St Lucia Marketing Board cannot pay staff, despite claimed economic growth

CASTRIES, St Lucia — According to a memo dated March 27, 2018, from acting general manager, Therese Desir, the Saint Lucia Marketing Board (SLMB) has no money to pay last month’s salaries, apparently despite the government’s improved fiscal position and claimed three percent economic growth rate.

The memo to all staff members, headed “Payment of Salary”, said, “Management will not be able to pay salaries at the end of this month due to the serious short fall in cash experienced by SLMB during the month under review.

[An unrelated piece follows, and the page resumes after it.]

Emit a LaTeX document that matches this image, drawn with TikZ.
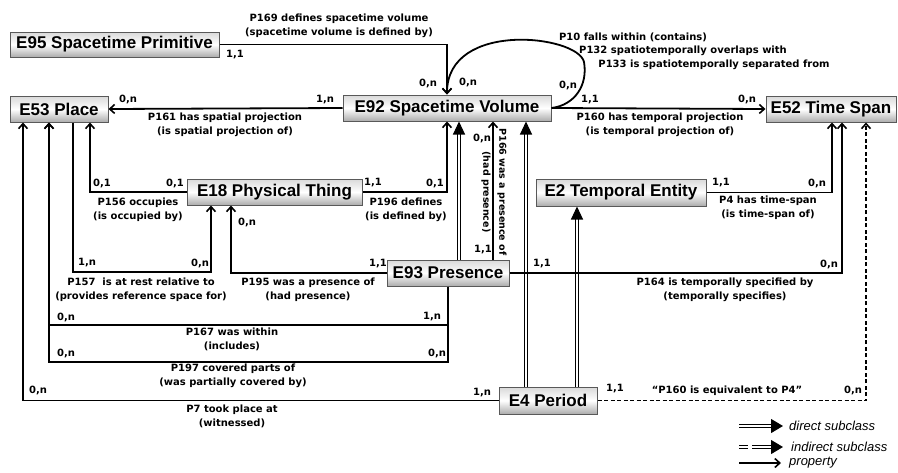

Every effort was made to source some funds through the Permanent Secretary in the Ministry of Agriculture to assist in paying salaries on a timely basis, however this was unsuccessful.

“In the mean time, management is making every effort to pay March salaries in April 2018. In the event this objective cannot be met you will be informed accordingly.”

On May 9, 2017, prime minister and minister of finance Allen Chastanet delivered “austerity measures” in his budget presentation, including the SLMB: “Through the years several reports have been prepared making recommendations from closure of the Board, to restructuring of the shareholdings to full privatization. We have decided to solve this issue by winding up the operations of the Board within the upcoming financial year.”

In November last year, agriculture minister, Ezechiel Joseph, announced that the Cabinet had decided that two statutory bodies, the SLMB and the St Lucia Fish-Marketing Corporation, will be merged and the resulting entity funded through a public-private partnership

However, Saint Lucia’s dual finance ministers (Chastanet and Ubaldus Raymond) last month claimed “marked improvements” in the fiscal position of the government, stating:

“It’s difficult for everybody to feel a three percent growth. But certainly it’s a good sign. It’s a good first step. A year and a half into, into government that we’re able to reverse those times and certainly seeing an improvement in the fiscal position.

“Government’s economic performance, revenue enhancement measures and efficiencies in tax administration impacted the main tax sources as well as the anticipated improvement in economic activity for 2018/2019.”

Minister for infrastructure, ports, energy and labour, Stephenson King, praised Chastanet’s stewardship and the government sound fiscal position, referring in parliament to: “His exemplary and cautious behaviour in the application of the principles of management.”

In addition, Ubaldus commented: “We said that we will have a new Saint Lucia. Today we can boast and say that we are no longer the least performing jurisdiction in the OECS.”

Meanwhile, the government of Saint Lucia has been criticised for giving away tax and import duty concessions and withholding tax exemptions to “all-exclusive hotel(s)”; padding consulates; and contracting Ernst & Young to produce the budget, thus sidestepping civil servants that are trained to perform this function, while SLMB employees are left without their monthly salaries.

There is also the unexplained drop in citizenship by investment revenue of EC$21 million disclosed in the budget vs. the expected EC$43 million.